Modern Mashup

Bob Simon profiles 26-year-old Venezuelan conducting phenom Gustavo Dudamel on 60 Minutes. Read the full story at the link or watch this video:

The piece dwells lovingly on Dudamel’s (extreme) youth and passion, setting up a rather Obama-like “hope and change” narrative. Dudamel himself is apparently a product of El Sistema, a social change movement disguised as a youth orchestra program for poor Venezuelan children.
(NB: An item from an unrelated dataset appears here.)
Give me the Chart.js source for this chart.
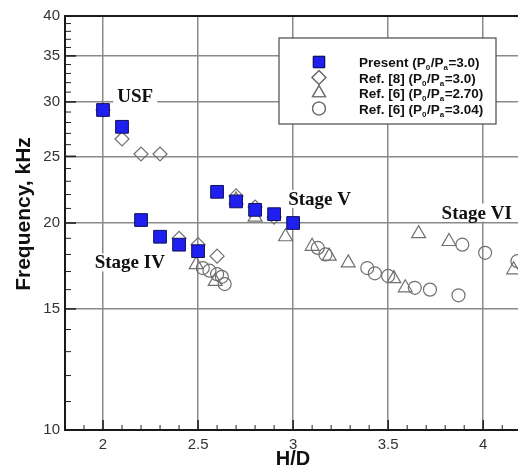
<!DOCTYPE html>
<html><head><meta charset="utf-8">
<script src="https://cdn.jsdelivr.net/npm/chart.js@4/dist/chart.umd.min.js"></script>
<style>html,body{margin:0;padding:0;background:#fff}canvas{display:block}</style>
</head><body>
<canvas id="c" width="518" height="468"></canvas>
<script>
// ---- data ----
const xTicks = [2, 2.5, 3, 3.5, 4];
const yTicks = [10, 15, 20, 25, 30, 35, 40];

const presentX = [2.0, 2.1, 2.2, 2.3, 2.4, 2.5, 2.6, 2.7, 2.8, 2.9, 3.0];
const presentY = [29.2, 27.6, 20.2, 19.1, 18.6, 18.2, 22.2, 21.5, 20.9, 20.6, 20.0];

const ref8X = [2.0, 2.1, 2.2, 2.3, 2.4, 2.5, 2.6, 2.7, 2.8, 2.9];
const ref8Y = [29.2, 26.5, 25.2, 25.2, 19.0, 18.6, 17.9, 21.9, 21.1, 20.4];

const ref6aX = [2.49, 2.59, 2.7, 2.8, 2.96, 3.1, 3.19, 3.29, 3.53, 3.59, 3.66, 3.82, 4.16];
const ref6aY = [17.4, 16.45, 21.6, 20.4, 19.1, 18.5, 17.9, 17.5, 16.6, 16.1, 19.3, 18.8, 17.1];

const ref6bX = [2.525, 2.56, 2.6, 2.625, 2.64, 3.13, 3.17, 3.39, 3.43, 3.5, 3.64, 3.72, 3.87, 3.89, 4.01, 4.18];
const ref6bY = [17.2, 17.05, 16.85, 16.7, 16.3, 18.4, 18.0, 17.2, 16.9, 16.75, 16.1, 16.0, 15.7, 18.6, 18.1, 17.6];

const seriesNames = ['Present', 'Ref. [8]', 'Ref. [6]', 'Ref. [6]'];
const seriesRatios = ['3.0', '3.0', '2.70', '3.04'];
const stageLabels = ['USF', 'Stage IV', 'Stage V', 'Stage VI'];
const xTitle = 'H/D';
const yTitle = 'Frequency, kHz';

// ---- build ----
const pts = (xs, ys) => xs.map((x, i) => ({x: x, y: ys[i]}));
const OPEN = '#707070';
const dsStyles = [
  {pointStyle: 'rect', pointRadius: 9, backgroundColor: '#1f1ff0', borderColor: '#10105a', borderWidth: 1, order: 0},
  {pointStyle: 'rectRot', pointRadius: 7, backgroundColor: 'rgba(0,0,0,0)', borderColor: OPEN, borderWidth: 1.2, order: 1},
  {pointStyle: 'triangle', pointRadius: 8, backgroundColor: 'rgba(0,0,0,0)', borderColor: OPEN, borderWidth: 1.2, order: 2},
  {pointStyle: 'circle', pointRadius: 6.5, backgroundColor: 'rgba(0,0,0,0)', borderColor: OPEN, borderWidth: 1.2, order: 3}
];
const seriesData = [pts(presentX, presentY), pts(ref8X, ref8Y), pts(ref6aX, ref6aY), pts(ref6bX, ref6bY)];
const datasets = seriesData.map((d, i) => Object.assign({
  label: seriesNames[i] + ' (P0/Pa=' + seriesRatios[i] + ')', data: d, showLine: false,
  pointHoverRadius: dsStyles[i].pointRadius
}, dsStyles[i]));

const SANS = '"Liberation Sans", Arial, sans-serif';
const SERIF = '"Liberation Serif", "Times New Roman", serif';

function drawMarker(ctx, st, x, y, r) {
  ctx.save();
  ctx.fillStyle = st.backgroundColor; ctx.strokeStyle = st.borderColor; ctx.lineWidth = st.borderWidth;
  if (Chart.helpers && Chart.helpers.drawPoint) {
    Chart.helpers.drawPoint(ctx, {pointStyle: st.pointStyle, radius: r, borderWidth: st.borderWidth, rotation: 0}, x, y);
    ctx.fill(); if (st.borderWidth > 0) ctx.stroke();
  }
  ctx.restore();
}

const deco = {
  id: 'deco',
  beforeDatasetsDraw(chart) {
    const {ctx} = chart; const xs = chart.scales.x, ys = chart.scales.y;
    // stage annotation anchors (left, baseline) in data coordinates
    const anchors = [[2.075, 29.95], [1.956, 17.18], [2.974, 21.25], [3.781, 20.3]];
    ctx.save();
    ctx.font = 'bold 19px ' + SERIF;
    ctx.textBaseline = 'alphabetic';
    stageLabels.forEach((t, i) => {
      const px = xs.getPixelForValue(anchors[i][0]);
      const py = ys.getPixelForValue(anchors[i][1]);
      const w = ctx.measureText(t).width;
      ctx.fillStyle = '#fff';
      ctx.fillRect(px - 4, py - 15, w + 8, 18);
      ctx.fillStyle = '#111';
      ctx.fillText(t, px, py);
    });
    ctx.restore();
  },
  afterDraw(chart) {
    const {ctx, chartArea: a} = chart; const xs = chart.scales.x, ys = chart.scales.y;
    ctx.save();
    // inward ticks
    ctx.strokeStyle = '#222';
    xs.ticks.forEach(t => {
      const p = xs.getPixelForValue(t.value);
      ctx.lineWidth = 1.6; ctx.beginPath(); ctx.moveTo(p, a.bottom); ctx.lineTo(p, a.bottom - 10); ctx.stroke();
    });
    for (let k = 19; k <= 41; k++) {
      const v = k / 10;
      if (k % 5 === 0) continue;
      const p = xs.getPixelForValue(v);
      ctx.lineWidth = 1; ctx.beginPath(); ctx.moveTo(p, a.bottom); ctx.lineTo(p, a.bottom - 5); ctx.stroke();
    }
    ys.ticks.forEach(t => {
      const p = ys.getPixelForValue(t.value);
      ctx.lineWidth = 1.6; ctx.beginPath(); ctx.moveTo(a.left, p); ctx.lineTo(a.left + 11, p); ctx.stroke();
    });
    for (let v = 11; v < 40; v++) {
      if (v % 5 === 0) continue;
      const p = ys.getPixelForValue(v);
      ctx.lineWidth = 1; ctx.beginPath(); ctx.moveTo(a.left, p); ctx.lineTo(a.left + 6, p); ctx.stroke();
    }
    // frame (top, left, bottom)
    ctx.strokeStyle = '#1a1a1a'; ctx.lineWidth = 2;
    ctx.beginPath(); ctx.moveTo(a.right + 4, a.top); ctx.lineTo(a.left, a.top); ctx.lineTo(a.left, a.bottom); ctx.lineTo(a.right + 4, a.bottom); ctx.stroke();
    // axis titles
    ctx.fillStyle = '#111'; ctx.textAlign = 'center'; ctx.textBaseline = 'middle';
    ctx.font = 'bold 20px ' + SANS;
    ctx.fillText(xTitle, 293, 459);
    ctx.save(); ctx.translate(24, 214); ctx.rotate(-Math.PI / 2); ctx.font = 'bold 21px ' + SANS; ctx.fillText(yTitle, 0, 0); ctx.restore();
    // legend
    const bx = 279, by = 38, bw = 217, bh = 86;
    ctx.fillStyle = '#fff'; ctx.fillRect(bx, by, bw, bh);
    ctx.strokeStyle = '#4a4a4a'; ctx.lineWidth = 1.2; ctx.strokeRect(bx, by, bw, bh);
    const rows = [62, 77.5, 93, 108.5];
    const mr = [8, 7, 7.5, 6.5];
    datasets.forEach((d, i) => {
      drawMarker(ctx, dsStyles[i], 319, rows[i], mr[i]);
      let x = 359; const y = rows[i] + 5;
      ctx.textAlign = 'left'; ctx.textBaseline = 'alphabetic'; ctx.fillStyle = '#111';
      const parts = [[seriesNames[i] + ' (P', 0], ['0', 1], ['/P', 0], ['a', 1], ['=' + seriesRatios[i] + ')', 0]];
      parts.forEach(([t, sub]) => {
        ctx.font = sub ? 'bold 8px ' + SANS : 'bold 13.5px ' + SANS;
        ctx.fillText(t, x, sub ? y + 3 : y);
        x += ctx.measureText(t).width + (sub ? 0.5 : 0);
      });
    });
    ctx.restore();
  }
};

new Chart(document.getElementById('c'), {
  type: 'scatter',
  data: {datasets: datasets},
  options: {
    responsive: false, animation: false, devicePixelRatio: 1, events: [],
    layout: {autoPadding: false, padding: {top: 16, right: 0, left: 0, bottom: 0}},
    plugins: {legend: {display: false}, tooltip: {enabled: false}},
    scales: {
      x: {
        type: 'linear', min: 1.8, max: 4.183,
        afterBuildTicks: s => { s.ticks = xTicks.map(v => ({value: v})); },
        afterFit: s => { s.height = 38; s.paddingRight = 0; s.paddingLeft = 0; },
        grid: {color: '#8a8a8a', lineWidth: 1.5, drawTicks: false},
        border: {display: false},
        ticks: {callback: v => String(v), color: '#333', font: {family: SANS, size: 15}, padding: 6, maxRotation: 0, autoSkip: false}
      },
      y: {
        type: 'logarithmic', min: 10, max: 40,
        afterBuildTicks: s => { s.ticks = yTicks.map(v => ({value: v})); },
        afterFit: s => { s.width = 65; },
        grid: {color: '#8a8a8a', lineWidth: 1.5, drawTicks: false},
        border: {display: false},
        ticks: {callback: v => String(v), color: '#333', font: {family: SANS, size: 15}, padding: 5, autoSkip: false}
      }
    }
  },
  plugins: [deco]
});
</script>
</body></html>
The elderly (by comparison) composer Osvaldo Golijov is the subject of several news items lately, including this pretty good, short introduction from Style magazine. Caught him last week on NPR, teaching inner-city kids to compose “beats” with a laptop. As with Dudamel, it’s hard to get a sense of the actual work, so in love are the journalists with the narrative. (In an interesting tie-in, the Style piece discusses a work Golijov wrote for Dawn Upshaw… who received a “genius grant” from the MacArthur foundation for (can you guess?) “stretching the boundaries of operatic and concert singing.” Much like Golijov a few years ago got one for what one might call musical globalization.

If one is interested in modern music (and I mean both “standard repertory modern” and brand new) a reputable source is Counterstream Radio, a project of the American Music Center.